Por outro lado, o mundo global convive com o receio de retração da dinâmica de recuperação e está atento e mutante a todos os sinais e indícios relevantes.
Os Estados Unidos, que conseguiu equacionar momentaneamente a sua questão orçamentária, tem expectativa de recuperação acentuada da geração de empregos, a ser divulgada hoje, e acentua as especulações de que possa reduzir seus programas de incentivo, o que repercute nas taxas de juro dos treasuries e fortalece o dólar no mercado internacional, mas tem a China com seu problema central na Evergrande, mas com sinais dúbios gerados por sua economia e há incertezas sobre as diretrizes no cenário europeu.

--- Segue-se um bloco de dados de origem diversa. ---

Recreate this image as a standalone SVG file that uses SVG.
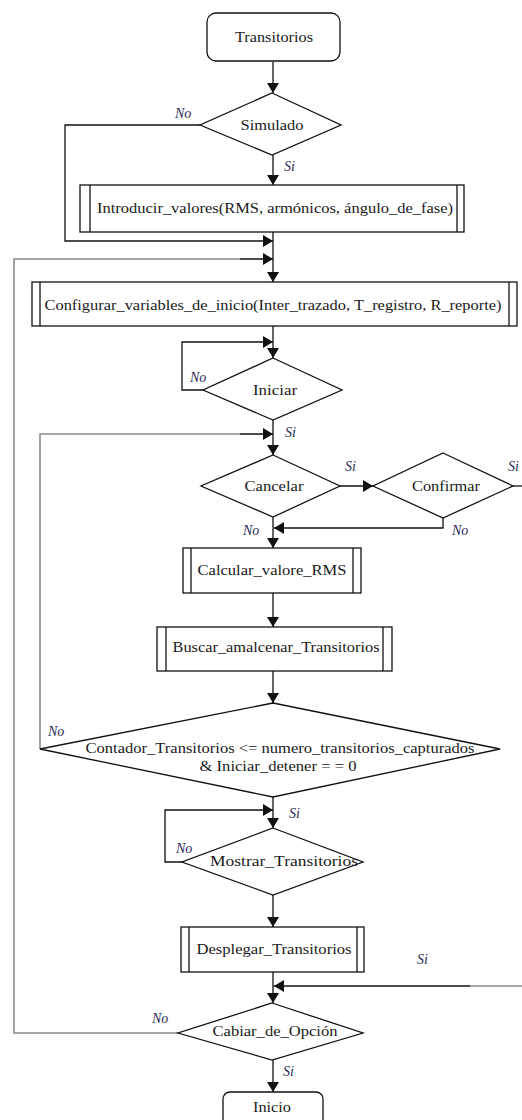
<svg xmlns="http://www.w3.org/2000/svg" width="522" height="1120" viewBox="0 0 522 1120">
<style>
.box{fill:#fff;stroke:#111;stroke-width:1.3}
.in{stroke:#111;stroke-width:1.3}
.t{font-family:"Liberation Serif","Times New Roman",serif;font-size:14.5px;fill:#1a1a1a;text-anchor:middle}
.lb{font-family:"Liberation Serif","Times New Roman",serif;font-size:14px;font-style:italic;fill:#2a2a55}
.c{fill:none;stroke:#111;stroke-width:1.3}
.g{fill:none;stroke:#8a8a8a;stroke-width:1.6}
</style>
<defs>
<marker id="ah" markerUnits="userSpaceOnUse" markerWidth="10" markerHeight="12" refX="10" refY="6" orient="auto">
<path d="M0,0 L10,6 L0,12 z" fill="#111"/>
</marker>
</defs>
<rect width="522" height="1120" fill="#fff"/>
<g id="connectors">
<path class="c" d="M273,62 V93" marker-end="url(#ah)"/>
<path class="c" d="M200,125 H65 V241 H273" marker-end="url(#ah)"/>
<path class="c" d="M273,155 V185" marker-end="url(#ah)"/>
<path class="c" d="M273,232 V282" marker-end="url(#ah)"/>
<path class="g" d="M178,1033 H14 V259 H240"/>
<path class="c" d="M240,259 H273" marker-end="url(#ah)"/>
<path class="c" d="M273,326 V358" marker-end="url(#ah)"/>
<path class="c" d="M203,390 H182 V342 H273" marker-end="url(#ah)"/>
<path class="c" d="M273,420 V455" marker-end="url(#ah)"/>
<path class="g" d="M40,749 V434 H240"/>
<path class="c" d="M240,434 H273" marker-end="url(#ah)"/>
<path class="c" d="M340,486 H373" marker-end="url(#ah)"/>
<path class="c" d="M513,486 H522"/>
<path class="c" d="M443,518 V528 H274" marker-end="url(#ah)"/>
<path class="c" d="M273,517 V548" marker-end="url(#ah)"/>
<path class="c" d="M273,593 V627" marker-end="url(#ah)"/>
<path class="c" d="M273,671 V703" marker-end="url(#ah)"/>
<path class="c" d="M273,797 V828" marker-end="url(#ah)"/>
<path class="c" d="M182,862 H165 V810 H273" marker-end="url(#ah)"/>
<path class="c" d="M273,895 V927" marker-end="url(#ah)"/>
<path class="c" d="M273,972 V1003" marker-end="url(#ah)"/>
<path class="g" d="M522,986 H470"/>
<path class="c" d="M470,986 H274" marker-end="url(#ah)"/>
<path class="c" d="M273,1060 V1092" marker-end="url(#ah)"/>
</g>
<g id="n-transitorios">
<rect class="box" x="207" y="13" width="133" height="48" rx="9"/>
<text class="t" x="274" y="42" textLength="78" lengthAdjust="spacingAndGlyphs">Transitorios</text>
</g>
<g id="n-simulado">
<polygon class="box" points="272,93 341,125 272,155 200,125"/>
<text class="t" x="272" y="130" textLength="63" lengthAdjust="spacingAndGlyphs">Simulado</text>
</g>
<g id="n-introducir">
<rect class="box" x="80" y="185" width="384" height="47"/>
<line class="in" x1="90" y1="185" x2="90" y2="232"/>
<line class="in" x1="457" y1="185" x2="457" y2="232"/>
<text class="t" x="275" y="213" textLength="356" lengthAdjust="spacingAndGlyphs">Introducir_valores(RMS, armónicos, ángulo_de_fase)</text>
</g>
<g id="n-configurar">
<rect class="box" x="32" y="282" width="485" height="44"/>
<line class="in" x1="40" y1="282" x2="40" y2="326"/>
<line class="in" x1="509" y1="282" x2="509" y2="326"/>
<text class="t" x="273" y="310" textLength="457" lengthAdjust="spacingAndGlyphs">Configurar_variables_de_inicio(Inter_trazado, T_registro, R_reporte)</text>
</g>
<g id="n-iniciar">
<polygon class="box" points="273,358 342,390 273,420 203,390"/>
<text class="t" x="275" y="395" textLength="44" lengthAdjust="spacingAndGlyphs">Iniciar</text>
</g>
<g id="n-cancelar">
<polygon class="box" points="273,455 340,486 273,517 201,486"/>
<text class="t" x="274" y="491" textLength="59" lengthAdjust="spacingAndGlyphs">Cancelar</text>
</g>
<g id="n-confirmar">
<polygon class="box" points="443,453 513,486 443,518 373,486"/>
<text class="t" x="446" y="491" textLength="68" lengthAdjust="spacingAndGlyphs">Confirmar</text>
</g>
<g id="n-calcular">
<rect class="box" x="183" y="548" width="178" height="45"/>
<line class="in" x1="191" y1="548" x2="191" y2="593"/>
<line class="in" x1="353" y1="548" x2="353" y2="593"/>
<text class="t" x="272" y="575" textLength="149" lengthAdjust="spacingAndGlyphs">Calcular_valore_RMS</text>
</g>
<g id="n-buscar">
<rect class="box" x="157" y="627" width="235" height="44"/>
<line class="in" x1="166" y1="627" x2="166" y2="671"/>
<line class="in" x1="383" y1="627" x2="383" y2="671"/>
<text class="t" x="276" y="652" textLength="207" lengthAdjust="spacingAndGlyphs">Buscar_amalcenar_Transitorios</text>
</g>
<g id="n-contador">
<polygon class="box" points="273,703 500,749 273,797 40,749"/>
<text class="t" x="280" y="753" textLength="389" lengthAdjust="spacingAndGlyphs">Contador_Transitorios &lt;= numero_transitorios_capturados</text>
<text class="t" x="278" y="771" textLength="157" lengthAdjust="spacingAndGlyphs">&amp; Iniciar_detener = = 0</text>
</g>
<g id="n-mostrar">
<polygon class="box" points="273,828 363,862 273,895 182,862"/>
<text class="t" x="284" y="866" textLength="148" lengthAdjust="spacingAndGlyphs">Mostrar_Transitorios</text>
</g>
<g id="n-desplegar">
<rect class="box" x="181" y="927" width="183" height="45"/>
<line class="in" x1="189" y1="927" x2="189" y2="972"/>
<line class="in" x1="357" y1="927" x2="357" y2="972"/>
<text class="t" x="274" y="954" textLength="155" lengthAdjust="spacingAndGlyphs">Desplegar_Transitorios</text>
</g>
<g id="n-cabiar">
<polygon class="box" points="272,1003 363,1033 272,1060 178,1033"/>
<text class="t" x="275" y="1036" textLength="125" lengthAdjust="spacingAndGlyphs">Cabiar_de_Opción</text>
</g>
<g id="n-inicio">
<rect class="box" x="223" y="1092" width="100" height="36" rx="7"/>
<text class="t" x="272" y="1112" textLength="38" lengthAdjust="spacingAndGlyphs">Inicio</text>
</g>
<g id="labels">
<text class="lb" x="175" y="118">No</text>
<text class="lb" x="284" y="171">Si</text>
<text class="lb" x="190" y="382">No</text>
<text class="lb" x="285" y="437">Si</text>
<text class="lb" x="345" y="471">Si</text>
<text class="lb" x="508" y="471">Si</text>
<text class="lb" x="243" y="535">No</text>
<text class="lb" x="452" y="535">No</text>
<text class="lb" x="48" y="736">No</text>
<text class="lb" x="289" y="818">Si</text>
<text class="lb" x="176" y="853">No</text>
<text class="lb" x="417" y="964">Si</text>
<text class="lb" x="152" y="1023">No</text>
<text class="lb" x="283" y="1076">Si</text>
</g>
</svg>
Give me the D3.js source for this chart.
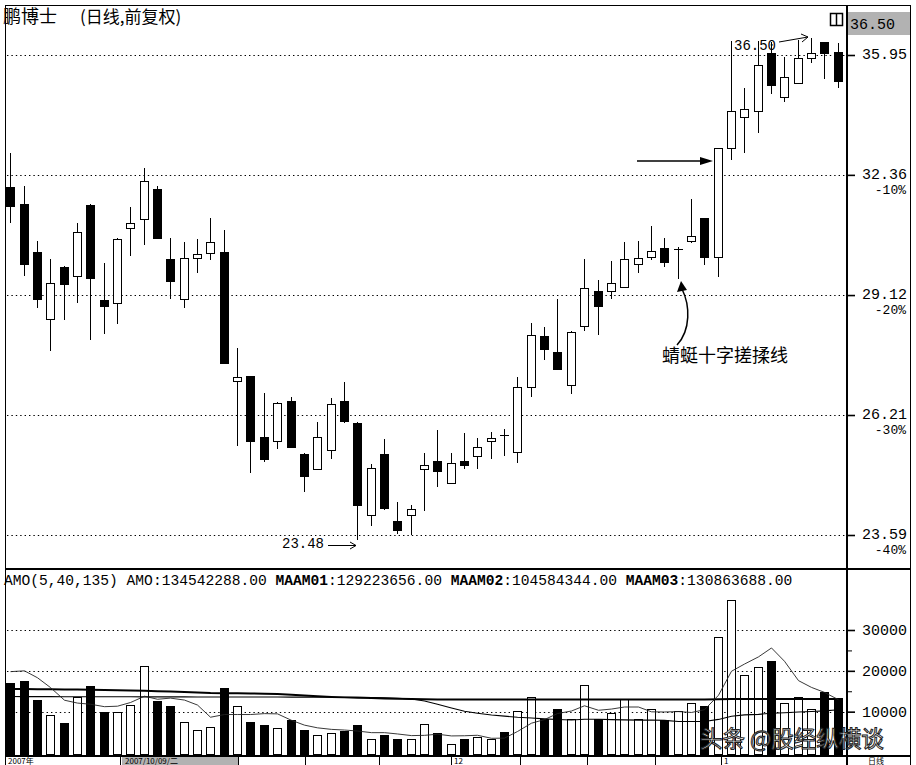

Em realidade, na grande maioria das vezes, correlacionamos a situação brasileira com o resto do mundo, mas o “nosso problema” é muito maior e não encontra no ambiente global pontos de ancoragem para novas expectativas.
O IPCA de setembro divulgado hoje de 1,16% rompendo a barreira de 10,25% nos últimos 12 meses é uma sinalização de que podemos ir além e o quanto a nossa política monetária está atrás da curva.
É imperativo pacificar o entendimento de que o juro alto, em tese, fragiliza o potencial de crescimento da economia, mas a inflação tem poder maior de corrosão da renda e do poder de consumo da população, e os preços administrados tem ainda forte propensão a correção dada a crise hídrica-energética.
O cenário prospectivo é extremamente nebuloso, e há um crescente descrédito na gestão da política monetária, faltando pró-atividade e liderança do órgão gestor.
O câmbio tende a manter volatilidade e, a despeito de algumas mutações momentâneas, o viés continua de alta, da mesma forma que o desempenho do IPCA, que pode atingir parâmetros surpreendemente negativos.